What is asked: Return all of the data exactly as written, without the pictures.

Dataset content:

** BEGIN **

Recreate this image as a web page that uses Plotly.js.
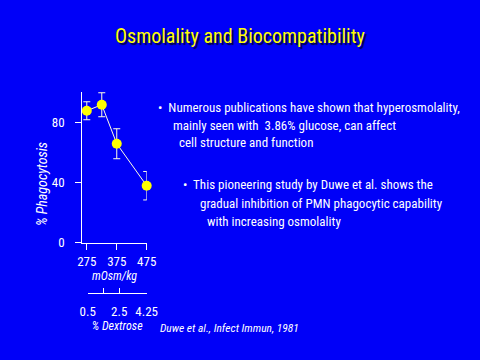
<!DOCTYPE html>
<html><head><meta charset="utf-8">
<script src="https://cdn.plot.ly/plotly-3.0.1.min.js"></script>
<style>
html,body{margin:0;padding:0;background:#0000f8;}
.gtitle{text-shadow:2px 2px 1px #000040;}
</style>
</head><body>
<div id="chart" style="width:480px;height:360px"></div>
<script>
// Data (Duwe et al., 1981)
const osmolality = [275, 325, 375, 475];
const phagocytosis = [88, 92, 66, 38];
const phagocytosisErr = [6, 8, 10, 9.5];
const osmTickVals = [275, 375, 475];
const osmTickText = ["275", "375", "475"];
const phagTickVals = [0, 40, 80];
const phagTickText = ["0", "40", "80"];
const dextroseTickVals = [0.5, 1.5, 2.5, 4.25];
const dextroseTickText = ["0.5", "", "2.5", "4.25"];

const titleText = "Osmolality and Biocompatibility";
const yTitleText = "% Phagocytosis";
const bulletOneLines = [
  "•  Numerous publications have shown that hyperosmolality,",
  "mainly seen with  3.86% glucose, can affect",
  "cell structure and function"
];
const bulletTwoLines = [
  "•  This pioneering study by Duwe et al. shows the",
  "gradual inhibition of PMN phagocytic capability",
  "with increasing osmolality"
];
const citation = "Duwe et al., Infect Immun, 1981";

const NARROW = '"Roboto Condensed", "Liberation Sans Narrow", sans-serif';
const W = 480, H = 360;
const px = x => x / W;
const py = y => 1 - y / H;

const traces = [
  {
    x: osmolality, y: phagocytosis, xaxis: 'x', yaxis: 'y',
    type: 'scatter', mode: 'lines+markers',
    line: {color: '#ffffe0', width: 1},
    marker: {color: '#ffff00', size: 10},
    error_y: {type: 'data', array: phagocytosisErr, visible: true, color: '#ffffe0', thickness: 1, width: 3.5},
    cliponaxis: false, hoverinfo: 'none'
  },
  {
    x: [dextroseTickVals[0]], y: [null], xaxis: 'x2', yaxis: 'y',
    type: 'scatter', mode: 'markers', showlegend: false, hoverinfo: 'none'
  }
];

const bodyFont = {family: NARROW, size: 13, color: '#ffffff'};
const annotations = [];
const b1x = [156, 171, 177], b1y = [107, 125, 143];
const b2x = [181, 198, 205], b2y = [184, 203, 221];
bulletOneLines.forEach((t, i) => annotations.push({
  text: t, xref: 'paper', yref: 'paper', x: px(b1x[i]), y: py(b1y[i]),
  xanchor: 'left', yanchor: 'middle', showarrow: false, font: bodyFont
}));
bulletTwoLines.forEach((t, i) => annotations.push({
  text: t, xref: 'paper', yref: 'paper', x: px(b2x[i]), y: py(b2y[i]),
  xanchor: 'left', yanchor: 'middle', showarrow: false, font: bodyFont
}));
annotations.push({
  text: '<i>' + citation + '</i>', xref: 'paper', yref: 'paper', x: px(229), y: py(328),
  xanchor: 'center', yanchor: 'middle', showarrow: false,
  font: {family: NARROW, size: 11.5, color: '#ffffff'}
});
annotations.push({
  text: '<i>' + yTitleText + '</i>', xref: 'paper', yref: 'paper', x: px(42), y: py(184),
  xanchor: 'center', yanchor: 'middle', showarrow: false, textangle: -90,
  font: {family: NARROW, size: 14, color: '#ffffff'}
});

const axisCommon = {
  showgrid: false, zeroline: false, showline: true, linecolor: '#ffffff', linewidth: 1,
  tickcolor: '#ffffff', tickwidth: 1, ticklen: 6,
  tickfont: {family: NARROW, size: 13, color: '#ffffff'},
  fixedrange: true
};

const layout = {
  width: W, height: H,
  margin: {l: 0, r: 0, t: 0, b: 0},
  paper_bgcolor: '#0000f8', plot_bgcolor: 'rgba(0,0,0,0)',
  showlegend: false,
  title: {text: titleText, x: 0.5, xanchor: 'center', y: py(36), yanchor: 'middle',
          font: {family: NARROW, size: 20, color: '#ffff00'}},
  xaxis: Object.assign({}, axisCommon, {
    domain: [px(82.3), px(146.7)], range: [260, 475], anchor: 'y',
    ticks: 'outside', tickvals: osmTickVals, ticktext: osmTickText, ticklabelstandoff: 1,
    title: {text: '<i>mOsm/kg</i>', font: {family: NARROW, size: 12, color: '#ffffff'}, standoff: 0}
  }),
  xaxis2: Object.assign({}, axisCommon, {
    domain: [px(87.7), px(146.7)], range: [0.5, 4.25], anchor: 'free', position: py(293.3),
    ticks: 'inside', ticklen: 5, tickvals: dextroseTickVals, ticktext: dextroseTickText, ticklabelstandoff: 6,
    title: {text: '<i>% Dextrose</i>', font: {family: NARROW, size: 12, color: '#ffffff'}, standoff: 2}
  }),
  yaxis: Object.assign({}, axisCommon, {
    domain: [py(242.7), py(91.7)], range: [0, 100.7], anchor: 'x',
    ticks: 'outside', tickvals: phagTickVals, ticktext: phagTickText, ticklabelstandoff: 8
  }),
  annotations: annotations
};

Plotly.newPlot('chart', traces, layout, {staticPlot: true, displayModeBar: false});
</script>
</body></html>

** END **

Solution for this problem:
Recreate this image as a web page that uses Plotly.js.
<!DOCTYPE html>
<html><head><meta charset="utf-8">
<script src="https://cdn.plot.ly/plotly-3.0.1.min.js"></script>
<style>
html,body{margin:0;padding:0;background:#0000f8;}
.gtitle{text-shadow:2px 2px 1px #000040;}
</style>
</head><body>
<div id="chart" style="width:480px;height:360px"></div>
<script>
// Data (Duwe et al., 1981)
const osmolality = [275, 325, 375, 475];
const phagocytosis = [88, 92, 66, 38];
const phagocytosisErr = [6, 8, 10, 9.5];
const osmTickVals = [275, 375, 475];
const osmTickText = ["275", "375", "475"];
const phagTickVals = [0, 40, 80];
const phagTickText = ["0", "40", "80"];
const dextroseTickVals = [0.5, 1.5, 2.5, 4.25];
const dextroseTickText = ["0.5", "", "2.5", "4.25"];

const titleText = "Osmolality and Biocompatibility";
const yTitleText = "% Phagocytosis";
const bulletOneLines = [
  "•  Numerous publications have shown that hyperosmolality,",
  "mainly seen with  3.86% glucose, can affect",
  "cell structure and function"
];
const bulletTwoLines = [
  "•  This pioneering study by Duwe et al. shows the",
  "gradual inhibition of PMN phagocytic capability",
  "with increasing osmolality"
];
const citation = "Duwe et al., Infect Immun, 1981";

const NARROW = '"Roboto Condensed", "Liberation Sans Narrow", sans-serif';
const W = 480, H = 360;
const px = x => x / W;
const py = y => 1 - y / H;

const traces = [
  {
    x: osmolality, y: phagocytosis, xaxis: 'x', yaxis: 'y',
    type: 'scatter', mode: 'lines+markers',
    line: {color: '#ffffe0', width: 1},
    marker: {color: '#ffff00', size: 10},
    error_y: {type: 'data', array: phagocytosisErr, visible: true, color: '#ffffe0', thickness: 1, width: 3.5},
    cliponaxis: false, hoverinfo: 'none'
  },
  {
    x: [dextroseTickVals[0]], y: [null], xaxis: 'x2', yaxis: 'y',
    type: 'scatter', mode: 'markers', showlegend: false, hoverinfo: 'none'
  }
];

const bodyFont = {family: NARROW, size: 13, color: '#ffffff'};
const annotations = [];
const b1x = [156, 171, 177], b1y = [107, 125, 143];
const b2x = [181, 198, 205], b2y = [184, 203, 221];
bulletOneLines.forEach((t, i) => annotations.push({
  text: t, xref: 'paper', yref: 'paper', x: px(b1x[i]), y: py(b1y[i]),
  xanchor: 'left', yanchor: 'middle', showarrow: false, font: bodyFont
}));
bulletTwoLines.forEach((t, i) => annotations.push({
  text: t, xref: 'paper', yref: 'paper', x: px(b2x[i]), y: py(b2y[i]),
  xanchor: 'left', yanchor: 'middle', showarrow: false, font: bodyFont
}));
annotations.push({
  text: '<i>' + citation + '</i>', xref: 'paper', yref: 'paper', x: px(229), y: py(328),
  xanchor: 'center', yanchor: 'middle', showarrow: false,
  font: {family: NARROW, size: 11.5, color: '#ffffff'}
});
annotations.push({
  text: '<i>' + yTitleText + '</i>', xref: 'paper', yref: 'paper', x: px(42), y: py(184),
  xanchor: 'center', yanchor: 'middle', showarrow: false, textangle: -90,
  font: {family: NARROW, size: 14, color: '#ffffff'}
});

const axisCommon = {
  showgrid: false, zeroline: false, showline: true, linecolor: '#ffffff', linewidth: 1,
  tickcolor: '#ffffff', tickwidth: 1, ticklen: 6,
  tickfont: {family: NARROW, size: 13, color: '#ffffff'},
  fixedrange: true
};

const layout = {
  width: W, height: H,
  margin: {l: 0, r: 0, t: 0, b: 0},
  paper_bgcolor: '#0000f8', plot_bgcolor: 'rgba(0,0,0,0)',
  showlegend: false,
  title: {text: titleText, x: 0.5, xanchor: 'center', y: py(36), yanchor: 'middle',
          font: {family: NARROW, size: 20, color: '#ffff00'}},
  xaxis: Object.assign({}, axisCommon, {
    domain: [px(82.3), px(146.7)], range: [260, 475], anchor: 'y',
    ticks: 'outside', tickvals: osmTickVals, ticktext: osmTickText, ticklabelstandoff: 1,
    title: {text: '<i>mOsm/kg</i>', font: {family: NARROW, size: 12, color: '#ffffff'}, standoff: 0}
  }),
  xaxis2: Object.assign({}, axisCommon, {
    domain: [px(87.7), px(146.7)], range: [0.5, 4.25], anchor: 'free', position: py(293.3),
    ticks: 'inside', ticklen: 5, tickvals: dextroseTickVals, ticktext: dextroseTickText, ticklabelstandoff: 6,
    title: {text: '<i>% Dextrose</i>', font: {family: NARROW, size: 12, color: '#ffffff'}, standoff: 2}
  }),
  yaxis: Object.assign({}, axisCommon, {
    domain: [py(242.7), py(91.7)], range: [0, 100.7], anchor: 'x',
    ticks: 'outside', tickvals: phagTickVals, ticktext: phagTickText, ticklabelstandoff: 8
  }),
  annotations: annotations
};

Plotly.newPlot('chart', traces, layout, {staticPlot: true, displayModeBar: false});
</script>
</body></html>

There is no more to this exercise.